» **OBJECTIVE**:
Please set down all the lines beneath this one exactly, without the pictures.

» **MATERIAL FOR THE TASK**:
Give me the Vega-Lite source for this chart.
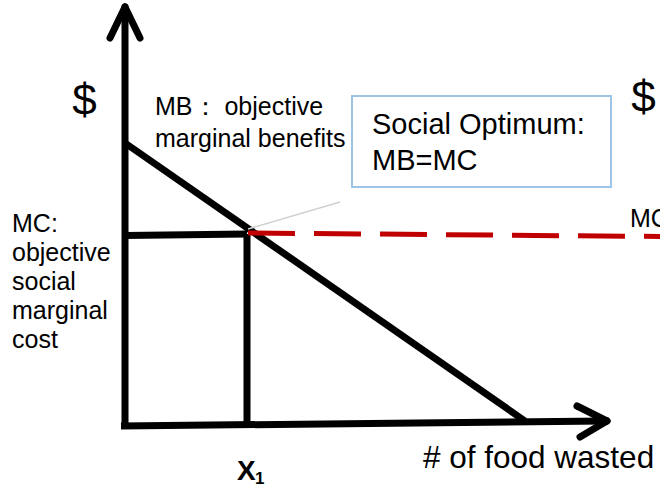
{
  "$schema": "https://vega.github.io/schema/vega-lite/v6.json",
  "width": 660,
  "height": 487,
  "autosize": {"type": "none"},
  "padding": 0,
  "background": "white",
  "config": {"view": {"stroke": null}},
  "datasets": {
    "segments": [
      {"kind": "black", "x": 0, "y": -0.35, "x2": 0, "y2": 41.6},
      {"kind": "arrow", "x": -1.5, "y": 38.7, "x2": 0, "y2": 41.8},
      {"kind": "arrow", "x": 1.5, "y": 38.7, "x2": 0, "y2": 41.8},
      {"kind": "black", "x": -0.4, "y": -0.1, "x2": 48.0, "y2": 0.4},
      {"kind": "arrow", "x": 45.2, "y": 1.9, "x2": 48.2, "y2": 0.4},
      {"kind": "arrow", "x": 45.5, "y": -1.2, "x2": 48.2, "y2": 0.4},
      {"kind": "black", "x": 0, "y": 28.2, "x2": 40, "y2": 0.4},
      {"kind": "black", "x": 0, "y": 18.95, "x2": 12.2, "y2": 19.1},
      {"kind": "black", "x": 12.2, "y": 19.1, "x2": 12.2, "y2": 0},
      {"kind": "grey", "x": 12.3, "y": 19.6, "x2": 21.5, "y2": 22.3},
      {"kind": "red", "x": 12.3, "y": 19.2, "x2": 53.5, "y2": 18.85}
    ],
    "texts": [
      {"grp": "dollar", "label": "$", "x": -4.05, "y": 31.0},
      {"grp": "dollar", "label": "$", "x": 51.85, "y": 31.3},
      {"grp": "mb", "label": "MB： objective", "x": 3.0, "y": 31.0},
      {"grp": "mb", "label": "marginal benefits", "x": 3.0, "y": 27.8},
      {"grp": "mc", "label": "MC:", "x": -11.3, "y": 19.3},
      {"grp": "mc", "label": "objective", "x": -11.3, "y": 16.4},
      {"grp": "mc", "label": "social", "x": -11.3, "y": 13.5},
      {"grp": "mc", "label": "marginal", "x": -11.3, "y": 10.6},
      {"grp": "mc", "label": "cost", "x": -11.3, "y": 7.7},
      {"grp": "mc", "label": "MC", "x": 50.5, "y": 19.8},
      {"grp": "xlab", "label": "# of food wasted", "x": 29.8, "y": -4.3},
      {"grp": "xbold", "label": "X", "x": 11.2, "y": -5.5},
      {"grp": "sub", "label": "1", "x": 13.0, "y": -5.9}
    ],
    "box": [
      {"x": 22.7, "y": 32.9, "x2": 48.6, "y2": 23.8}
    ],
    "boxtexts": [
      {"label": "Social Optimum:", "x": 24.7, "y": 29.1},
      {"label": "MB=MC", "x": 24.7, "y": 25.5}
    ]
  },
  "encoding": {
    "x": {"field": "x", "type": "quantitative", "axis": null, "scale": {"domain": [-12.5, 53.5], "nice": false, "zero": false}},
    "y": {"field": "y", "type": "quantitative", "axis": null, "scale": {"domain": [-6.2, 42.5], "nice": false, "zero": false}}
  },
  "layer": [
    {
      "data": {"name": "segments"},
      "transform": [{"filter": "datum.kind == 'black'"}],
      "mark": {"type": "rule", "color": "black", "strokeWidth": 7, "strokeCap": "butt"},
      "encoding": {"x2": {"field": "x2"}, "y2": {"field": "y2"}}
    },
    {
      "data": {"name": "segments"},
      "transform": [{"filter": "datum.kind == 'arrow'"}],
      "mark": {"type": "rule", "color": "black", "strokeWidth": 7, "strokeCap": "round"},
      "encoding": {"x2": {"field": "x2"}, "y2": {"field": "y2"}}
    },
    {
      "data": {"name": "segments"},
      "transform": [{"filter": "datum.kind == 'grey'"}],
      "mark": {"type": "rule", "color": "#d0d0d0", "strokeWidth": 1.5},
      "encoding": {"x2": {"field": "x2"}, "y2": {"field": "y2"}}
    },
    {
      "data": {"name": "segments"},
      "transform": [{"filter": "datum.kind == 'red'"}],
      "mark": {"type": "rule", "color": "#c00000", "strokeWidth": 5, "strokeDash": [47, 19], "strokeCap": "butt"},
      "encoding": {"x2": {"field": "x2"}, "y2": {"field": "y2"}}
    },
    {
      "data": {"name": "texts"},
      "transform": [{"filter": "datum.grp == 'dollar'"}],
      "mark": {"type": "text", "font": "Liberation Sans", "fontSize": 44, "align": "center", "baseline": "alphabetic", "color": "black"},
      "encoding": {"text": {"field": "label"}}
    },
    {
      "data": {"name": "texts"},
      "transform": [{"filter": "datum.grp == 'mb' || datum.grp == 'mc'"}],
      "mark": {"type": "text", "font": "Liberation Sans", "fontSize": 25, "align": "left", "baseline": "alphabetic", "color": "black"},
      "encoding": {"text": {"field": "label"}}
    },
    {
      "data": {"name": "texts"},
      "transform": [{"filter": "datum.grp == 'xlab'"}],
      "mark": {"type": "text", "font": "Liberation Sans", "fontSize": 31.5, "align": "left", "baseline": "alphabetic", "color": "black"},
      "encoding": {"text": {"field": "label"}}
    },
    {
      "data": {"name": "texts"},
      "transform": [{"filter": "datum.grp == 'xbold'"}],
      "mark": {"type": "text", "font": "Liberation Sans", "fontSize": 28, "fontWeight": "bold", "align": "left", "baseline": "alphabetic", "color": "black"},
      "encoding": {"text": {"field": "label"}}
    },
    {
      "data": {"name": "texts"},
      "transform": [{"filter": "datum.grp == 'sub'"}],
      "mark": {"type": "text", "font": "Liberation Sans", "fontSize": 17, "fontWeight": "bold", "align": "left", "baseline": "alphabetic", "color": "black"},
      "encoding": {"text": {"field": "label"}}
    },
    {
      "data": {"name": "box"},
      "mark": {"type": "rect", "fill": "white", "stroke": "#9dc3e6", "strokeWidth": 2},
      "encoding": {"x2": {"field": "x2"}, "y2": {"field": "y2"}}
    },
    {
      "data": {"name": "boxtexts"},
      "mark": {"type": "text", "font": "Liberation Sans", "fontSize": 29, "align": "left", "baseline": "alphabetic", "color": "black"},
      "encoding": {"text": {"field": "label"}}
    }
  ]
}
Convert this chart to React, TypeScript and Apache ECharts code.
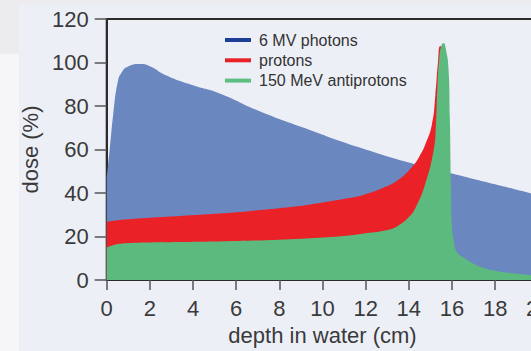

» **FINAL RESULT**:
Give me the Vega-Lite source for this chart.
{
  "$schema": "https://vega.github.io/schema/vega-lite/v6.json",
  "width": 660,
  "height": 487,
  "autosize": {"type": "none"},
  "padding": 0,
  "background": "white",
  "config": {"view": {"stroke": null}},
  "datasets": {
    "segments": [
      {"kind": "black", "x": 0, "y": -0.35, "x2": 0, "y2": 41.6},
      {"kind": "arrow", "x": -1.5, "y": 38.7, "x2": 0, "y2": 41.8},
      {"kind": "arrow", "x": 1.5, "y": 38.7, "x2": 0, "y2": 41.8},
      {"kind": "black", "x": -0.4, "y": -0.1, "x2": 48.0, "y2": 0.4},
      {"kind": "arrow", "x": 45.2, "y": 1.9, "x2": 48.2, "y2": 0.4},
      {"kind": "arrow", "x": 45.5, "y": -1.2, "x2": 48.2, "y2": 0.4},
      {"kind": "black", "x": 0, "y": 28.2, "x2": 40, "y2": 0.4},
      {"kind": "black", "x": 0, "y": 18.95, "x2": 12.2, "y2": 19.1},
      {"kind": "black", "x": 12.2, "y": 19.1, "x2": 12.2, "y2": 0},
      {"kind": "grey", "x": 12.3, "y": 19.6, "x2": 21.5, "y2": 22.3},
      {"kind": "red", "x": 12.3, "y": 19.2, "x2": 53.5, "y2": 18.85}
    ],
    "texts": [
      {"grp": "dollar", "label": "$", "x": -4.05, "y": 31.0},
      {"grp": "dollar", "label": "$", "x": 51.85, "y": 31.3},
      {"grp": "mb", "label": "MB： objective", "x": 3.0, "y": 31.0},
      {"grp": "mb", "label": "marginal benefits", "x": 3.0, "y": 27.8},
      {"grp": "mc", "label": "MC:", "x": -11.3, "y": 19.3},
      {"grp": "mc", "label": "objective", "x": -11.3, "y": 16.4},
      {"grp": "mc", "label": "social", "x": -11.3, "y": 13.5},
      {"grp": "mc", "label": "marginal", "x": -11.3, "y": 10.6},
      {"grp": "mc", "label": "cost", "x": -11.3, "y": 7.7},
      {"grp": "mc", "label": "MC", "x": 50.5, "y": 19.8},
      {"grp": "xlab", "label": "# of food wasted", "x": 29.8, "y": -4.3},
      {"grp": "xbold", "label": "X", "x": 11.2, "y": -5.5},
      {"grp": "sub", "label": "1", "x": 13.0, "y": -5.9}
    ],
    "box": [
      {"x": 22.7, "y": 32.9, "x2": 48.6, "y2": 23.8}
    ],
    "boxtexts": [
      {"label": "Social Optimum:", "x": 24.7, "y": 29.1},
      {"label": "MB=MC", "x": 24.7, "y": 25.5}
    ]
  },
  "encoding": {
    "x": {"field": "x", "type": "quantitative", "axis": null, "scale": {"domain": [-12.5, 53.5], "nice": false, "zero": false}},
    "y": {"field": "y", "type": "quantitative", "axis": null, "scale": {"domain": [-6.2, 42.5], "nice": false, "zero": false}}
  },
  "layer": [
    {
      "data": {"name": "segments"},
      "transform": [{"filter": "datum.kind == 'black'"}],
      "mark": {"type": "rule", "color": "black", "strokeWidth": 7, "strokeCap": "butt"},
      "encoding": {"x2": {"field": "x2"}, "y2": {"field": "y2"}}
    },
    {
      "data": {"name": "segments"},
      "transform": [{"filter": "datum.kind == 'arrow'"}],
      "mark": {"type": "rule", "color": "black", "strokeWidth": 7, "strokeCap": "round"},
      "encoding": {"x2": {"field": "x2"}, "y2": {"field": "y2"}}
    },
    {
      "data": {"name": "segments"},
      "transform": [{"filter": "datum.kind == 'grey'"}],
      "mark": {"type": "rule", "color": "#d0d0d0", "strokeWidth": 1.5},
      "encoding": {"x2": {"field": "x2"}, "y2": {"field": "y2"}}
    },
    {
      "data": {"name": "segments"},
      "transform": [{"filter": "datum.kind == 'red'"}],
      "mark": {"type": "rule", "color": "#c00000", "strokeWidth": 5, "strokeDash": [47, 19], "strokeCap": "butt"},
      "encoding": {"x2": {"field": "x2"}, "y2": {"field": "y2"}}
    },
    {
      "data": {"name": "texts"},
      "transform": [{"filter": "datum.grp == 'dollar'"}],
      "mark": {"type": "text", "font": "Liberation Sans", "fontSize": 44, "align": "center", "baseline": "alphabetic", "color": "black"},
      "encoding": {"text": {"field": "label"}}
    },
    {
      "data": {"name": "texts"},
      "transform": [{"filter": "datum.grp == 'mb' || datum.grp == 'mc'"}],
      "mark": {"type": "text", "font": "Liberation Sans", "fontSize": 25, "align": "left", "baseline": "alphabetic", "color": "black"},
      "encoding": {"text": {"field": "label"}}
    },
    {
      "data": {"name": "texts"},
      "transform": [{"filter": "datum.grp == 'xlab'"}],
      "mark": {"type": "text", "font": "Liberation Sans", "fontSize": 31.5, "align": "left", "baseline": "alphabetic", "color": "black"},
      "encoding": {"text": {"field": "label"}}
    },
    {
      "data": {"name": "texts"},
      "transform": [{"filter": "datum.grp == 'xbold'"}],
      "mark": {"type": "text", "font": "Liberation Sans", "fontSize": 28, "fontWeight": "bold", "align": "left", "baseline": "alphabetic", "color": "black"},
      "encoding": {"text": {"field": "label"}}
    },
    {
      "data": {"name": "texts"},
      "transform": [{"filter": "datum.grp == 'sub'"}],
      "mark": {"type": "text", "font": "Liberation Sans", "fontSize": 17, "fontWeight": "bold", "align": "left", "baseline": "alphabetic", "color": "black"},
      "encoding": {"text": {"field": "label"}}
    },
    {
      "data": {"name": "box"},
      "mark": {"type": "rect", "fill": "white", "stroke": "#9dc3e6", "strokeWidth": 2},
      "encoding": {"x2": {"field": "x2"}, "y2": {"field": "y2"}}
    },
    {
      "data": {"name": "boxtexts"},
      "mark": {"type": "text", "font": "Liberation Sans", "fontSize": 29, "align": "left", "baseline": "alphabetic", "color": "black"},
      "encoding": {"text": {"field": "label"}}
    }
  ]
}
Convert this chart to React, TypeScript and Apache ECharts code.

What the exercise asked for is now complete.